Practical Advice for Buying Old-Holder Notes

If you are on the buying side, old-holder PMG notes can represent genuine value opportunities, provided you know what you are looking at. When purchasing an old-holder note at auction or from a dealer, request or examine high-resolution images carefully. Look for the specific characteristics that might trigger a modern downgrade: pressing evidence (unnatural flatness, surface sheen inconsistency), counting folds (tight diagonal creases from bank teller handling), and corner treatments (do the corners look artificially crisp for the stated grade?).

For common type notes where a one-grade drop is merely a minor inconvenience, buying old-holder notes at a modest discount to current-holder prices is a perfectly reasonable strategy. For key dates, star notes, and high-denomination notes in gem grades, however, the smarter approach is to pay the premium for a current-holder grade or to accept the resubmission risk as a calculated part of your purchase price negotiation.

Collector Tip

When negotiating price on an old-holder note, a useful rule of thumb is to mentally price the note one grade tier lower than stated and see if that price still works for you.

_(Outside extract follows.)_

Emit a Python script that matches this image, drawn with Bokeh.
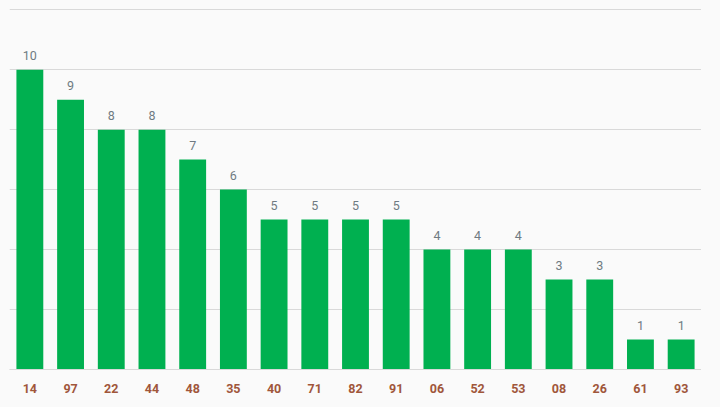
from bokeh.plotting import figure
from bokeh.models import ColumnDataSource, FixedTicker, LabelSet
from bokeh.core.properties import value
from bokeh.embed import file_html
from bokeh.resources import INLINE

categories = ["14", "97", "22", "44", "48", "35", "40", "71", "82", "91", "06", "52", "53", "08", "26", "61", "93"]
values = [10, 9, 8, 8, 7, 6, 5, 5, 5, 5, 4, 4, 4, 3, 3, 1, 1]
y_ticks = [0, 2, 4, 6, 8, 10, 12]

source = ColumnDataSource(data=dict(cat=categories, val=values, lab=[str(v) for v in values]))

p = figure(x_range=categories, y_range=(0, 12.04), width=701, height=399,
           output_backend="svg", toolbar_location=None,
           min_border_left=9, min_border_right=0, min_border_top=8, min_border_bottom=30)
p.background_fill_color = "#fafafa"
p.border_fill_color = "#fafafa"
p.outline_line_color = None
p.x_range.range_padding = 0

p.yaxis.visible = False
p.yaxis.ticker = FixedTicker(ticks=y_ticks)
p.ygrid.grid_line_color = None
p.xgrid.grid_line_color = None
p.hspan(y=y_ticks, line_color="#d9d9d9", line_width=1)

p.vbar(x="cat", top="val", width=0.66, source=source, color="#00b050", line_color=None)

labels = LabelSet(x="cat", y="val", text="lab", source=source, text_align="center",
                  text_baseline="bottom", y_offset=10, text_font=value("Roboto"),
                  text_font_size="12.5px", text_color="#6f7a82")
p.add_layout(labels)

p.xaxis.axis_line_color = "#d9d9d9"
p.xaxis.major_tick_line_color = None
p.xaxis.minor_tick_line_color = None
p.xaxis.major_label_text_font = "Roboto"
p.xaxis.major_label_text_font_style = "bold"
p.xaxis.major_label_text_font_size = "12.5px"
p.xaxis.major_label_text_color = "#a0563a"
p.xaxis.major_label_standoff = 8

html = file_html(p, INLINE)
html = html.replace("</head>", "<style>html, body { background: #fafafa !important; }</style></head>", 1)
open("out.html", "w").write(html)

If a PMG 65 EPQ old-holder note priced at $800 would still be a fair buy at the current-holder PMG 64 EPQ value of roughly $550, then the resubmission gamble has an acceptable floor. If losing the EPQ or dropping a grade would leave you underwater, pass or negotiate harder.

Conclusion: Knowledge Is the Best Protection

The PMG holder font change and the accompanying standards refinement of 2010 created a genuine two-tier market for certain categories of holdered US currency. For new collectors, the key takeaway is straightforward: always verify which generation of holder a note occupies before bidding aggressively on high-grade, high-value pieces. For experienced collectors, the nuance runs deeper. Old-holder notes are not inherently inferior, but they carry an uncertainty premium that rational market participants discount, and that discount is real money.

Understanding the mechanics of why PMG’s standards evolved, which notes are most vulnerable to resubmission grade changes, and how to build a practical decision framework for crack-out choices puts every collector in a meaningfully stronger position. Whether you are assembling a type set of twentieth-century small-size notes or hunting for gem large-size rarities, treating third-party grading holders as living documents rather than permanent verdicts will serve your collection and your wallet well for years to come.